First, it chose its engine wisely. If any six-cylinder can overcome the Cayenne's 4763-pound curb weight, the torquey, 3.2-liter VR6 surely can. The engine itself hasn't been altered from its Touareg application, although it breathes through new intake and exhaust systems, bumping up power by 27 horses to 247 and torque by 4 pound-feet to 229. A real Porsche flat-six was not, as the engineers say, "appropriate for this application," because, er, it wouldn't fit.

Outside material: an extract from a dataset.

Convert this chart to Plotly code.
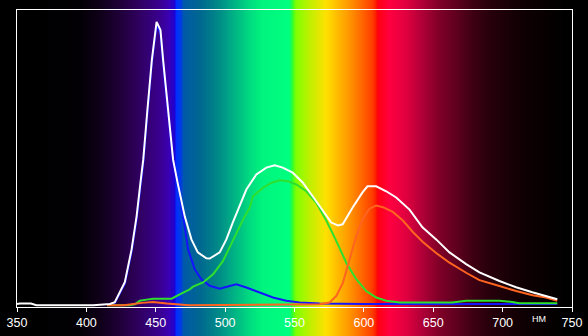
import plotly.graph_objects as go

# ---- data ----
white_nm = [350, 352, 360, 364, 405, 410, 417, 420.5, 427.7, 432.6, 436.2, 439, 441, 444, 447.2, 450.6,
            453.4, 455.3, 458.9, 462.5, 465.7, 470.9, 475.7, 480.3, 486.5, 488.9, 496.1, 500.9, 505.5,
            510.5, 515.3, 522.5, 529.7, 535.7, 541.5, 548.7, 555.9, 563.1, 570.3, 576.5, 581.3, 584.7,
            591.9, 599, 602.6, 608.9, 616.1, 623.3, 632.9, 642.2, 652.1, 661.7, 673.7, 683.3, 697.7,
            709.7, 721.4, 731.3, 739.4]
white_val = [0.004, 0.006, 0.006, 0.0, 0.0, 0.002, 0.004, 0.010, 0.078, 0.189, 0.301, 0.416, 0.493, 0.662,
             0.831, 0.960, 0.932, 0.831, 0.662, 0.493, 0.416, 0.301, 0.223, 0.179, 0.159, 0.158, 0.179,
             0.223, 0.280, 0.335, 0.392, 0.443, 0.466, 0.474, 0.466, 0.449, 0.416, 0.369, 0.319, 0.280,
             0.270, 0.274, 0.331, 0.382, 0.403, 0.403, 0.386, 0.365, 0.324, 0.264, 0.223, 0.179, 0.139,
             0.111, 0.082, 0.061, 0.044, 0.031, 0.020]

blue_nm = [415, 420.5, 427.7, 432.6, 436.2, 439, 441, 444, 447.2, 450.6, 453.4, 455.3, 458.9, 462.5,
           466.1, 469.7, 473.3, 478.1, 482.9, 488.9, 496.1, 503.3, 508.1, 515.3, 524.9, 534.5, 544.1,
           553.7, 568.1, 600, 650, 700, 739.4]
blue_val = [0.002, 0.008, 0.072, 0.180, 0.290, 0.405, 0.480, 0.650, 0.820, 0.950, 0.920, 0.820, 0.655,
            0.490, 0.416, 0.301, 0.189, 0.122, 0.088, 0.066, 0.056, 0.065, 0.071, 0.060, 0.043, 0.026,
            0.015, 0.009, 0.006, 0.004, 0.004, 0.004, 0.004]

green_nm = [415, 431, 435, 438.5, 443.4, 448.1, 461.4, 465, 467.3, 474.5, 476.9, 484.1, 491.3, 498.5,
            505.7, 512.9, 517.7, 520.1, 527.3, 533.3, 539.3, 545.3, 551.3, 558.5, 565.7, 572.9, 579.6,
            587.3, 594.5, 601.7, 608.9, 616.1, 625.7, 663.8, 673.7, 697.7, 707, 712, 739.4]
green_val = [0.0, 0.0, 0.003, 0.015, 0.019, 0.022, 0.022, 0.030, 0.037, 0.054, 0.063, 0.077, 0.105, 0.150,
             0.223, 0.290, 0.330, 0.369, 0.398, 0.415, 0.423, 0.420, 0.409, 0.386, 0.347, 0.287, 0.223,
             0.144, 0.088, 0.048, 0.026, 0.015, 0.009, 0.009, 0.015, 0.015, 0.011, 0.007, 0.007]

orange_nm = [415, 427, 440, 448, 458, 474, 568, 575.3, 580.1, 584.9, 589.7, 594.5, 599.3, 604.1, 608.9,
             613.7, 620.9, 628.1, 635.3, 642.5, 652.1, 661.7, 673.7, 683.3, 697.7, 709.7, 721.6, 731.3,
             739.4]
orange_val = [0.0, 0.0, 0.008, 0.011, 0.006, 0.0, 0.003, 0.009, 0.031, 0.076, 0.155, 0.234, 0.294, 0.327,
              0.338, 0.332, 0.316, 0.287, 0.248, 0.214, 0.177, 0.144, 0.110, 0.085, 0.065, 0.048, 0.034,
              0.026, 0.015]

x_ticks = [350, 400, 450, 500, 550, 600, 650, 700, 750]
unit_label = "НМ"

# ---- spectrum background colour stops (style) ----
spec_stops = [
    (350, "#000000"), (395, "#030005"), (410, "#10001a"), (424, "#200038"), (438, "#300060"),
    (453, "#3a0090"), (459, "#3c00b0"), (463.5, "#2000d0"), (465, "#0030ff"), (468.5, "#0040e0"),
    (470, "#005aa8"), (482, "#006890"), (496, "#008c88"), (508, "#00b884"), (518, "#00dc80"),
    (527, "#00f47e"), (546.5, "#00ff80"), (548.5, "#30ff30"), (551, "#80ff00"), (561, "#c0f000"),
    (573, "#ffe000"), (580, "#ffc000"), (587.5, "#ffa000"), (597, "#ff7000"), (606, "#ff4000"),
    (608.5, "#ff2000"), (610, "#ff0010"), (618.5, "#ff0040"), (630.7, "#e00040"), (642, "#b00038"),
    (654.5, "#800028"), (666.7, "#600020"), (678, "#400015"), (690.5, "#28000c"), (714, "#100004"),
    (738.7, "#040001"), (750, "#000000"),
]


def hex2rgb(h):
    return tuple(int(h[i:i + 2], 16) for i in (1, 3, 5))


def spec_color(w):
    for (a, ca), (b, cb) in zip(spec_stops[:-1], spec_stops[1:]):
        if a <= w <= b:
            t = (w - a) / (b - a) if b > a else 0
            ra, ga, ba = hex2rgb(ca)
            rb, gb, bb = hex2rgb(cb)
            return "rgb(%d,%d,%d)" % (round(ra + (rb - ra) * t), round(ga + (gb - ga) * t),
                                       round(ba + (bb - ba) * t))
    return "rgb(0,0,0)"


shapes = []
step = 0.75
w = 350.0
while w < 750:
    shapes.append(dict(type="rect", xref="x", yref="paper", x0=w, x1=min(w + 3 * step, 750), y0=-0.2, y1=1.1,
                       fillcolor=spec_color(w + step / 2), line=dict(width=0), layer="below"))
    w += step

fig = go.Figure()
fig.add_trace(go.Scatter(x=blue_nm, y=blue_val, mode="lines", line=dict(color="#1414ff", width=2),
                         hoverinfo="skip"))
fig.add_trace(go.Scatter(x=green_nm, y=green_val, mode="lines", line=dict(color="#2ee02e", width=2),
                         hoverinfo="skip"))
fig.add_trace(go.Scatter(x=orange_nm, y=orange_val, mode="lines", line=dict(color="#ff6420", width=2),
                         hoverinfo="skip"))
fig.add_trace(go.Scatter(x=white_nm, y=white_val, mode="lines", line=dict(color="#ffffff", width=2),
                         hoverinfo="skip"))

fig.add_annotation(x=726, xref="x", y=-0.042, yref="paper", text=unit_label, showarrow=False,
                   font=dict(family="Liberation Sans, Arial, sans-serif", size=9, color="white"),
                   yanchor="middle", xanchor="center")

fig.update_layout(
    width=588, height=336,
    margin=dict(l=17, r=16, t=10, b=29, autoexpand=False),
    paper_bgcolor="black", plot_bgcolor="black",
    showlegend=False,
    shapes=shapes,
    font=dict(family="Liberation Sans, Arial, sans-serif", color="white"),
    xaxis=dict(range=[350, 750], tickvals=x_ticks, ticktext=[str(t) for t in x_ticks],
               ticks="outside", ticklen=4, tickcolor="white", tickwidth=1,
               showline=True, linecolor="white", linewidth=1, mirror=True,
               showgrid=False, zeroline=False, tickfont=dict(size=12.5, color="white")),
    yaxis=dict(range=[-0.006, 1.0], showticklabels=False, ticks="", showgrid=False, zeroline=False,
               showline=True, linecolor="white", linewidth=1, mirror=True),
)

fig.write_html("out.html")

Second, the new version finally makes financial sense of Proposition Cayenne. The base price is $42,990, meaning that you can get a cosmetically identical, anatomically correct, steel-sprung version of the Cayenne for the price of a decently equipped Touareg. Sorry, Audi A7, you've just been squeezed out of your price point.

The most compelling thing about the base Cayenne, though, is that it eventually will be available here with a six-speed manual transmission (the Cayenne S V-8 will get a manual, too). Included in the manual option is something Porsche calls Drive-Off Assistant, which is a hill holder that senses if the car is in gear on an incline and depresses the brake pedal-you can feel it come down-until you've given the car enough gas to overcome its resting angle.

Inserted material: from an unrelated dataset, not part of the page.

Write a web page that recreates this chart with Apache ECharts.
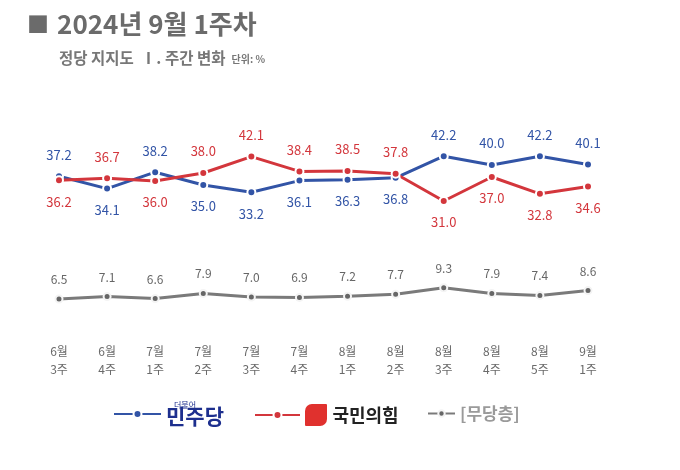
<!DOCTYPE html>
<html><head><meta charset="utf-8">
<script src="https://cdn.jsdelivr.net/npm/echarts@6/dist/echarts.min.js"></script>
<style>html,body{margin:0;padding:0;background:#fff}#c{width:680px;height:470px}</style>
</head><body><div id="c"></div>
<script>
const weeks = ['6월\n3주','6월\n4주','7월\n1주','7월\n2주','7월\n3주','7월\n4주','8월\n1주','8월\n2주','8월\n3주','8월\n4주','8월\n5주','9월\n1주'];
const democratic = [37.2,34.1,38.2,35.0,33.2,36.1,36.3,36.8,42.2,40.0,42.2,40.1];
const ppp = [36.2,36.7,36.0,38.0,42.1,38.4,38.5,37.8,31.0,37.0,32.8,34.6];
const independent = [6.5,7.1,6.6,7.9,7.0,6.9,7.2,7.7,9.3,7.9,7.4,8.6];
// label above (true) or below (false)
const demAbove = [true,false,true,false,false,false,false,false,true,true,true,true];
const pppAbove = [false,true,false,true,true,true,true,true,false,false,false,false];

const FONT = '"Noto Sans CJK KR", "Noto Sans", sans-serif';
const BLUE = '#3254a6', RED = '#d3363c', GRAY = '#7a7a7a';

function mkData(vals, above) {
  return vals.map((v, i) => ({
    value: v,
    label: { position: above[i] ? 'top' : 'bottom' }
  }));
}

const chart = echarts.init(document.getElementById('c'));
chart.setOption({
  animation: false,
  textStyle: { fontFamily: FONT },
  title: [
    { text: '{q|■} {t|2024년 9월 1주차}', left: 22, top: 6,
      textStyle: { rich: {
        q: { fontFamily: FONT, fontSize: 22, color: '#6b6b6b', padding: [0,4,0,0] },
        t: { fontFamily: FONT, fontSize: 26, fontWeight: 'bold', color: '#6b6b6b' } } } },
    { text: '{a|정당 지지도  Ⅰ. 주간 변화} {b|단위: %}', left: 54, top: 44,
      textStyle: { rich: {
        a: { fontFamily: FONT, fontSize: 15.5, color: '#777' },
        b: { fontFamily: FONT, fontSize: 10, color: '#777', padding: [3,0,0,2] } } } }
  ],
  grid: { left: 59, right: 92, top: 125, bottom: 145 },
  xAxis: {
    type: 'category', data: weeks, boundaryGap: false,
    axisLine: { show: false }, axisTick: { show: false },
    axisLabel: { margin: 17, color: '#6a6a6a', fontSize: 12, lineHeight: 18, fontFamily: FONT }
  },
  yAxis: { type: 'value', min: 0, max: 50, show: false, splitLine: { show: false } },
  legend: [
    { data: ['민주당'], left: 108, top: 396, itemWidth: 47, itemHeight: 10, itemGap: 8,
      formatter: () => '{s|더불어}\n{m|민주당}',
      textStyle: { rich: {
        s: { fontSize: 8, color: '#1d2f8e', fontFamily: FONT, padding: [0,0,-3,8] },
        m: { fontSize: 21, fontWeight: 'bold', color: '#1d2f8e', fontFamily: FONT } } } },
    { data: ['국민의힘'], left: 249, top: 399, itemWidth: 45, itemHeight: 10, itemGap: 10,
      formatter: () => '{logo|}  {m|국민의힘}',
      textStyle: { rich: {
        logo: { width: 22, height: 22, backgroundColor: '#e0312e', borderRadius: [7,1,7,1] },
        m: { fontSize: 18, fontWeight: 'bold', color: '#222', fontFamily: FONT } } } },
    { data: ['[무당층]'], left: 422, top: 400, itemWidth: 27, itemHeight: 8, itemGap: 10,
      textStyle: { fontSize: 17, fontWeight: 'bold', color: '#9a9a9a', fontFamily: FONT } }
  ],
  series: [
    { name: '민주당', type: 'line', data: mkData(democratic, demAbove), color: BLUE,
      lineStyle: { width: 3, color: BLUE }, symbol: 'circle', symbolSize: 8,
      itemStyle: { color: BLUE, borderColor: '#fff', borderWidth: 2 },
      label: { show: true, distance: 10, fontSize: 13, color: BLUE, fontFamily: FONT, formatter: p => p.value.toFixed(1) } },
    { name: '국민의힘', type: 'line', data: mkData(ppp, pppAbove), color: RED,
      lineStyle: { width: 3, color: RED }, symbol: 'circle', symbolSize: 8,
      itemStyle: { color: RED, borderColor: '#fff', borderWidth: 2 },
      label: { show: true, distance: 10, fontSize: 13, color: RED, fontFamily: FONT, formatter: p => p.value.toFixed(1) } },
    { name: '[무당층]', type: 'line', data: independent, color: GRAY,
      lineStyle: { width: 3, color: GRAY }, symbol: 'circle', symbolSize: 7,
      itemStyle: { color: '#666', borderColor: '#f4f4f4', borderWidth: 2 },
      label: { show: true, position: 'top', distance: 9, fontSize: 12, color: '#666', fontFamily: FONT, formatter: p => p.value.toFixed(1) } }
  ]
});
</script></body></html>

Full Overhead Driver Side View

Stripped of its eight-cylinder engine, optional air suspension, and automatic transmission, the Cayenne is that rare vehicle that is improved by decontenting. And rumor has it there's more denuding on the way. From talking to Porsche engineers, it's clear that they may have overdone the Cayenne's off-road ability at the expense of curb weight. So, furtive face-saving references were made to an on-road-even rear-wheel-drive-Cayenne, perhaps with aluminum suspension pieces. This could be the basis of a Porsche sedan, possibly within the Cayenne brand sphere. Strange times, indeed.

Porsche will sell about 5000 six-cylinder Cayennes a year here, out of 15,000 to 17,000 total. This means that the U.S. market, not fuel-conscious Europe, will be the biggest consumer of the V-6, even if that, as does so much else about the vehicle, defies logic.